Finding an Ancestor's Origin and Immigration to S. Carolina

Susan asked about early immigration records

I would like to know when, where my family of Gilliard, Gillyards or any other spelling of the name name arrived in America

It is stated by all family researchers I have spoken with that they arrived in Charleston, SC. But dumb me I want to have a document that shows me they arrived in Charleston or any other port if possible. I believe the name is French so how/why the families were in Spain is another mystery.

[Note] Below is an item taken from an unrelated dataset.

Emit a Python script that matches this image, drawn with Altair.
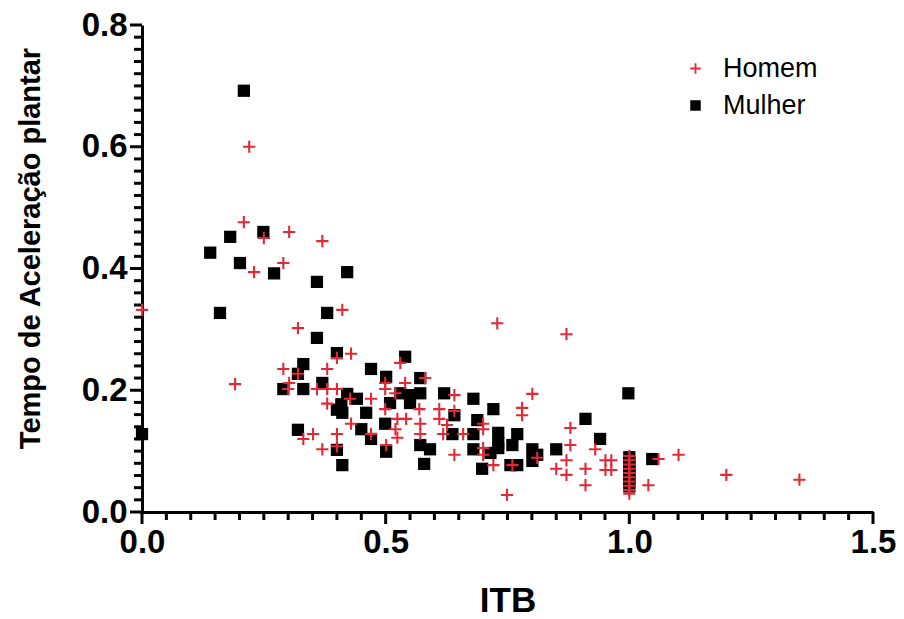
import altair as alt
import pandas as pd

# Homem (+)
homem_itb = [0.0, 0.220, 0.209, 0.250, 0.302, 0.370, 0.290, 0.230, 0.411, 0.320,
             0.400, 0.429, 0.290, 0.380, 0.320, 0.302, 0.300, 0.191, 0.359, 0.380,
             0.400, 0.427, 0.470, 0.380, 0.351, 0.331, 0.370, 0.400, 0.400, 0.429,
             0.470, 0.530, 0.499, 0.499, 0.581, 0.540, 0.520, 0.641, 0.499, 0.569,
             0.610, 0.641, 0.610, 0.524, 0.542, 0.571, 0.520, 0.626, 0.700, 0.618,
             0.659, 0.571, 0.524, 0.501, 0.641, 0.700, 0.700, 0.700, 0.729, 0.871,
             0.801, 0.780, 0.780, 0.721, 0.760, 0.749, 0.811, 0.850, 0.871, 0.871,
             0.879, 0.879, 0.910, 0.910, 0.930, 0.951, 0.963, 0.951, 0.963,
             1.0, 1.0, 1.0, 1.0, 1.0, 1.0, 1.0, 1.0, 1.0, 1.0,
             1.060, 1.101, 1.039, 1.199, 1.349]
homem_tap = [0.332, 0.600, 0.476, 0.450, 0.460, 0.445, 0.409, 0.394, 0.332, 0.302,
             0.253, 0.260, 0.235, 0.235, 0.227, 0.212, 0.202, 0.210, 0.202, 0.202,
             0.202, 0.186, 0.186, 0.178, 0.128, 0.120, 0.103, 0.128, 0.108, 0.145,
             0.128, 0.245, 0.212, 0.202, 0.220, 0.212, 0.195, 0.192, 0.169, 0.169,
             0.169, 0.166, 0.153, 0.153, 0.153, 0.145, 0.136, 0.143, 0.136, 0.128,
             0.128, 0.128, 0.122, 0.110, 0.094, 0.145, 0.105, 0.094, 0.310, 0.292,
             0.194, 0.171, 0.159, 0.077, 0.077, 0.028, 0.089, 0.071, 0.085, 0.061,
             0.138, 0.110, 0.071, 0.044, 0.103, 0.085, 0.085, 0.069, 0.069,
             0.092, 0.085, 0.078, 0.071, 0.064, 0.057, 0.050, 0.043, 0.036, 0.030,
             0.087, 0.094, 0.044, 0.061, 0.053]

# Mulher (square)
mulher_itb = [0.209, 0.249, 0.181, 0.140, 0.201, 0.271, 0.421, 0.359, 0.160, 0.380,
              0.359, 0.400, 0.470, 0.331, 0.320, 0.290, 0.331, 0.370, 0.421, 0.441,
              0.409, 0.400, 0.411, 0.460, 0.0, 0.320, 0.400, 0.411, 0.450, 0.470,
              0.540, 0.501, 0.571, 0.530, 0.550, 0.550, 0.571, 0.620, 0.680, 0.509,
              0.641, 0.499, 0.688, 0.637, 0.680, 0.501, 0.571, 0.591, 0.680, 0.579,
              0.698, 0.721, 0.731, 0.770, 0.760, 0.731, 0.731, 0.715, 0.801, 0.811,
              0.850, 0.801, 0.756, 0.770, 0.910, 0.940, 0.998,
              1.0, 1.0, 1.0, 1.0, 1.0, 1.0, 1.0, 1.047]
mulher_tap = [0.692, 0.460, 0.452, 0.426, 0.409, 0.392, 0.394, 0.378, 0.327, 0.327,
              0.286, 0.261, 0.235, 0.243, 0.227, 0.202, 0.202, 0.212, 0.194, 0.186,
              0.177, 0.168, 0.163, 0.163, 0.128, 0.135, 0.102, 0.077, 0.136, 0.120,
              0.255, 0.222, 0.220, 0.195, 0.192, 0.179, 0.195, 0.195, 0.186, 0.179,
              0.159, 0.145, 0.151, 0.128, 0.128, 0.099, 0.110, 0.103, 0.103, 0.079,
              0.071, 0.169, 0.130, 0.128, 0.110, 0.113, 0.105, 0.097, 0.103, 0.094,
              0.103, 0.084, 0.077, 0.077, 0.153, 0.120, 0.195,
              0.090, 0.082, 0.074, 0.066, 0.058, 0.050, 0.042, 0.087]

series = ["Homem", "Mulher"]
colors = ["#E22A36", "#000000"]
plus_path = "M-1,-0.17H-0.17V-1H0.17V-0.17H1V0.17H0.17V1H-0.17V0.17H-1Z"
shapes = [plus_path, "square"]

x_major = [0.0, 0.5, 1.0, 1.5]
y_major = [0.0, 0.2, 0.4, 0.6, 0.8]
x_minor = [round(i * 0.05, 2) for i in range(31) if i % 10 != 0]
y_minor = [round(i * 0.02, 2) for i in range(41) if i % 10 != 0]

df = pd.concat([
    pd.DataFrame({"ITB": mulher_itb, "TAP": mulher_tap, "Sexo": "Mulher"}),
    pd.DataFrame({"ITB": homem_itb, "TAP": homem_tap, "Sexo": "Homem"}),
], ignore_index=True)

FONT = "Liberation Sans"
W, H = 731, 487
MAJOR, MINOR = 12, 8

x_scale = alt.Scale(domain=[0, 1.5], nice=False, zero=False)
y_scale = alt.Scale(domain=[0, 0.8], nice=False)

x_axis = alt.Axis(
    values=x_major, format=".1f", ticks=False,
    labelOverlap=False, labelFlush=False, labelPadding=MAJOR + 2,
    title="ITB", titleFontSize=35, titleY=99, titleBaseline="alphabetic",
)
y_axis = alt.Axis(
    values=y_major, format=".1f", ticks=False,
    labelOverlap=False, labelFlush=False, labelPadding=MAJOR + 3,
    title="Tempo de Aceleração plantar", titleFontSize=29,
    titleAngle=270, titleAlign="center", titleBaseline="middle",
    titleX=-112, titleY=223,
)

points = alt.Chart(df).mark_point(filled=True, size=150, opacity=1, strokeWidth=0).encode(
    x=alt.X("ITB:Q", scale=x_scale, axis=x_axis),
    y=alt.Y("TAP:Q", scale=y_scale, axis=y_axis),
    color=alt.Color("Sexo:N", scale=alt.Scale(domain=series, range=colors),
                    legend=alt.Legend(title=None, orient="none", legendX=540, legendY=30,
                                      labelFontSize=27, labelFont=FONT, labelColor="black",
                                      symbolSize=110, symbolStrokeWidth=0, symbolOpacity=1,
                                      rowPadding=9, labelOffset=14)),
    shape=alt.Shape("Sexo:N", scale=alt.Scale(domain=series, range=shapes)),
    order=alt.Order("sortkey:Q"),
).transform_calculate(
    sortkey="datum.Sexo == 'Mulher' ? 0 : 1"
)


def xticks(vals, length):
    return alt.Chart(pd.DataFrame({"ITB": vals})).mark_tick(
        color="black", opacity=1, orient="vertical", thickness=3, size=length, clip=False
    ).encode(
        x=alt.X("ITB:Q", scale=x_scale),
        y=alt.value(H + length / 2),
    )


def yticks(vals, length):
    return alt.Chart(pd.DataFrame({"TAP": vals})).mark_tick(
        color="black", opacity=1, orient="horizontal", thickness=3, size=length, clip=False
    ).encode(
        y=alt.Y("TAP:Q", scale=y_scale),
        x=alt.value(-length / 2),
    )


chart = alt.layer(
    xticks(x_minor, MINOR), xticks(x_major, MAJOR),
    yticks(y_minor, MINOR), yticks(y_major, MAJOR),
    points,
).properties(
    width=W, height=H,
    autosize=alt.AutoSizeParams(type="none"),
    padding={"left": 142, "top": 25, "right": 31, "bottom": 107},
    background="white",
).configure_axis(
    domainColor="black", domainWidth=3,
    labelFont=FONT, labelFontWeight="bold", labelFontSize=33, labelColor="black",
    titleFont=FONT, titleFontWeight="bold", titleColor="black", grid=False,
).configure_view(stroke=None)

chart.save("out.html", embed_options={"renderer": "svg", "actions": False})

* Joseph Marion Gilliard b. 1770 Spain d.1850 Lowndes or Brooks County GA
* Joseph Jasper Gilliard b. 1789 Spain d. 23 July 1865 Alachua County

No one has absolute proof of the birth places; it's all so far just hear say.
ASK OLIVE TREE ANSWER: Hi Susan. It's very wise of you to want documentation of family stories! Family stories are often wrong, or have a bit of truth but are mixed up. So a good researcher will never rely on them absolutely, but will use a family story as a clue, then find documents to support it or prove it incorrect.

You haven't told me what sources you have already searched or found but your first item should be census records. Then I'd look for land records. Try to find some type of document that provides information on their land of origin - is it France or Spain? What does the 1860 census give for place of birth?

Also sometimes individuals from Portugal or Spain were listed as black or mulatto - have any records that you found for your family given this as ethnic origin?

Just because they settled in S. Carolina does not mean much in terms of immigration. They may have arrived elsewhere. You need to first develop some kind of time frame for their immigration. You haven't told me what year you first find documentation of them being in USA so it's difficult for me to help you with specific ideas of where to look for ships passenger lists.

Step 2: find out what ports of arrival were in use during the time frame of their arrival. Then find out what records have survived for those ports. Here is a starting point for ships arriving in South Carolina but they could have arrived via any port that was in use at the time, and then gone on to S. Carolina

Have you looked for obituaries of the two men you listed, and their wives and children? An obituary or death record might list the country of origin.

I would gather all the records you can on the family. Sometimes it is wiser to completely fill out ALL details of your ancestors in their new country before you attempt to find their immigration.